---------- Information shown
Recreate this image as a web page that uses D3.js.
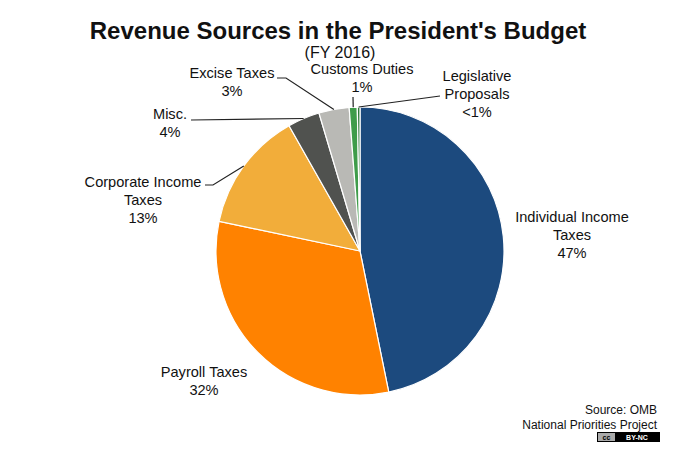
<!DOCTYPE html>
<html>
<head>
<meta charset="utf-8">
<script src="https://cdn.jsdelivr.net/npm/d3@7"></script>
<style>
  body { margin: 0; background: #fff; }
  text { font-family: "Liberation Sans", Arial, sans-serif; fill: #111; }
</style>
</head>
<body>
<script>
// slices, clockwise from 12 o'clock
var names = ['Individual Income Taxes', 'Payroll Taxes', 'Corporate Income Taxes', 'Misc.', 'Excise Taxes', 'Customs Duties', 'Legislative Proposals']
var values = [46.8, 31.5, 13.5, 3.6, 3.4, 0.9, 0.3]
var pctLabels = ['47%', '32%', '13%', '4%', '3%', '1%', '<1%']
var colors = ['#1c4a7e', '#ff8200', '#f2ad3a', '#50524f', '#b9b9b5', '#3f9c4a', '#2f7a3a']

var config = {
  width: 680,
  height: 455,
  cx: 360,
  cy: 251,
  r: 144
}

// label text lines and positions (centre x, first baseline y), plus leader lines
var labelLayout = [
  { lines: ['Individual Income', 'Taxes'], x: 572, y: 222 },
  { lines: ['Payroll Taxes'], x: 204, y: 377 },
  { lines: ['Corporate Income', 'Taxes'], x: 143, y: 187, leader: [[205, 185], [213, 185]] },
  { lines: ['Misc.'], x: 170, y: 119, leader: [[191, 120]] },
  { lines: ['Excise Taxes'], x: 232, y: 78, leader: [[277, 78], [286, 78]] },
  { lines: ['Customs Duties'], x: 362, y: 74, leader: [[353, 97]] },
  { lines: ['Legislative', 'Proposals'], x: 477, y: 81, leader: [[440, 96]] }
]

var svg = d3.select('body').append('svg')
  .attr('width', config.width)
  .attr('height', config.height)

svg.append('text')
  .attr('x', 338).attr('y', 39)
  .attr('text-anchor', 'middle')
  .style('font-size', '24px').style('font-weight', 'bold')
  .text("Revenue Sources in the President's Budget")

svg.append('text')
  .attr('x', 340).attr('y', 58)
  .attr('text-anchor', 'middle')
  .style('font-size', '16px')
  .text('(FY 2016)')

var pie = d3.pie().sort(null).value(d => d)
var arcs = pie(values)
var arc = d3.arc().innerRadius(0).outerRadius(config.r)

var g = svg.append('g').attr('transform', 'translate(' + config.cx + ',' + config.cy + ')')

g.selectAll('path')
  .data(arcs)
  .enter().append('path')
  .attr('d', arc)
  .attr('fill', (d, i) => colors[i])
  .attr('stroke', '#fff')
  .attr('stroke-width', 1.2)

// leader lines end at the slice edge, mid angle
arcs.forEach((d, i) => {
  var lay = labelLayout[i]
  if (!lay.leader) return
  var mid = (d.startAngle + d.endAngle) / 2
  var ex = config.cx + Math.sin(mid) * config.r
  var ey = config.cy - Math.cos(mid) * config.r
  var pts = lay.leader.concat([[ex, ey]])
  svg.append('path')
    .attr('d', d3.line()(pts))
    .attr('fill', 'none')
    .attr('stroke', '#222')
    .attr('stroke-width', 1.2)
})

labelLayout.forEach((lay, i) => {
  var t = svg.append('text')
    .attr('text-anchor', 'middle')
    .style('font-size', '14.6px')
  lay.lines.concat([pctLabels[i]]).forEach((s, j) => {
    t.append('tspan').attr('x', lay.x).attr('y', lay.y + j * 17.8).text(s)
  })
})

svg.append('text')
  .attr('x', 657).attr('y', 414)
  .attr('text-anchor', 'end')
  .style('font-size', '12px')
  .text('Source: OMB')

svg.append('text')
  .attr('x', 657).attr('y', 429)
  .attr('text-anchor', 'end')
  .style('font-size', '12px')
  .text('National Priorities Project')

// cc badge
var badge = svg.append('g').attr('transform', 'translate(597,432)')
badge.append('rect').attr('width', 63).attr('height', 10).attr('fill', '#000')
badge.append('rect').attr('x', 1).attr('y', 1).attr('width', 17).attr('height', 8).attr('fill', '#aaa')
badge.append('text').attr('x', 9.5).attr('y', 8).attr('text-anchor', 'middle')
  .style('font-size', '7px').style('font-weight', 'bold').style('fill', '#000').text('cc')
badge.append('text').attr('x', 40).attr('y', 8).attr('text-anchor', 'middle')
  .style('font-size', '7px').style('font-weight', 'bold').style('fill', '#fff').text('BY-NC')
</script>
</body>
</html>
--------------------
**Task instructions:** Transcribe the whole listing, character for character, but not its images.

**Right answer:**
Recreate this image as a web page that uses D3.js.
<!DOCTYPE html>
<html>
<head>
<meta charset="utf-8">
<script src="https://cdn.jsdelivr.net/npm/d3@7"></script>
<style>
  body { margin: 0; background: #fff; }
  text { font-family: "Liberation Sans", Arial, sans-serif; fill: #111; }
</style>
</head>
<body>
<script>
// slices, clockwise from 12 o'clock
var names = ['Individual Income Taxes', 'Payroll Taxes', 'Corporate Income Taxes', 'Misc.', 'Excise Taxes', 'Customs Duties', 'Legislative Proposals']
var values = [46.8, 31.5, 13.5, 3.6, 3.4, 0.9, 0.3]
var pctLabels = ['47%', '32%', '13%', '4%', '3%', '1%', '<1%']
var colors = ['#1c4a7e', '#ff8200', '#f2ad3a', '#50524f', '#b9b9b5', '#3f9c4a', '#2f7a3a']

var config = {
  width: 680,
  height: 455,
  cx: 360,
  cy: 251,
  r: 144
}

// label text lines and positions (centre x, first baseline y), plus leader lines
var labelLayout = [
  { lines: ['Individual Income', 'Taxes'], x: 572, y: 222 },
  { lines: ['Payroll Taxes'], x: 204, y: 377 },
  { lines: ['Corporate Income', 'Taxes'], x: 143, y: 187, leader: [[205, 185], [213, 185]] },
  { lines: ['Misc.'], x: 170, y: 119, leader: [[191, 120]] },
  { lines: ['Excise Taxes'], x: 232, y: 78, leader: [[277, 78], [286, 78]] },
  { lines: ['Customs Duties'], x: 362, y: 74, leader: [[353, 97]] },
  { lines: ['Legislative', 'Proposals'], x: 477, y: 81, leader: [[440, 96]] }
]

var svg = d3.select('body').append('svg')
  .attr('width', config.width)
  .attr('height', config.height)

svg.append('text')
  .attr('x', 338).attr('y', 39)
  .attr('text-anchor', 'middle')
  .style('font-size', '24px').style('font-weight', 'bold')
  .text("Revenue Sources in the President's Budget")

svg.append('text')
  .attr('x', 340).attr('y', 58)
  .attr('text-anchor', 'middle')
  .style('font-size', '16px')
  .text('(FY 2016)')

var pie = d3.pie().sort(null).value(d => d)
var arcs = pie(values)
var arc = d3.arc().innerRadius(0).outerRadius(config.r)

var g = svg.append('g').attr('transform', 'translate(' + config.cx + ',' + config.cy + ')')

g.selectAll('path')
  .data(arcs)
  .enter().append('path')
  .attr('d', arc)
  .attr('fill', (d, i) => colors[i])
  .attr('stroke', '#fff')
  .attr('stroke-width', 1.2)

// leader lines end at the slice edge, mid angle
arcs.forEach((d, i) => {
  var lay = labelLayout[i]
  if (!lay.leader) return
  var mid = (d.startAngle + d.endAngle) / 2
  var ex = config.cx + Math.sin(mid) * config.r
  var ey = config.cy - Math.cos(mid) * config.r
  var pts = lay.leader.concat([[ex, ey]])
  svg.append('path')
    .attr('d', d3.line()(pts))
    .attr('fill', 'none')
    .attr('stroke', '#222')
    .attr('stroke-width', 1.2)
})

labelLayout.forEach((lay, i) => {
  var t = svg.append('text')
    .attr('text-anchor', 'middle')
    .style('font-size', '14.6px')
  lay.lines.concat([pctLabels[i]]).forEach((s, j) => {
    t.append('tspan').attr('x', lay.x).attr('y', lay.y + j * 17.8).text(s)
  })
})

svg.append('text')
  .attr('x', 657).attr('y', 414)
  .attr('text-anchor', 'end')
  .style('font-size', '12px')
  .text('Source: OMB')

svg.append('text')
  .attr('x', 657).attr('y', 429)
  .attr('text-anchor', 'end')
  .style('font-size', '12px')
  .text('National Priorities Project')

// cc badge
var badge = svg.append('g').attr('transform', 'translate(597,432)')
badge.append('rect').attr('width', 63).attr('height', 10).attr('fill', '#000')
badge.append('rect').attr('x', 1).attr('y', 1).attr('width', 17).attr('height', 8).attr('fill', '#aaa')
badge.append('text').attr('x', 9.5).attr('y', 8).attr('text-anchor', 'middle')
  .style('font-size', '7px').style('font-weight', 'bold').style('fill', '#000').text('cc')
badge.append('text').attr('x', 40).attr('y', 8).attr('text-anchor', 'middle')
  .style('font-size', '7px').style('font-weight', 'bold').style('fill', '#fff').text('BY-NC')
</script>
</body>
</html>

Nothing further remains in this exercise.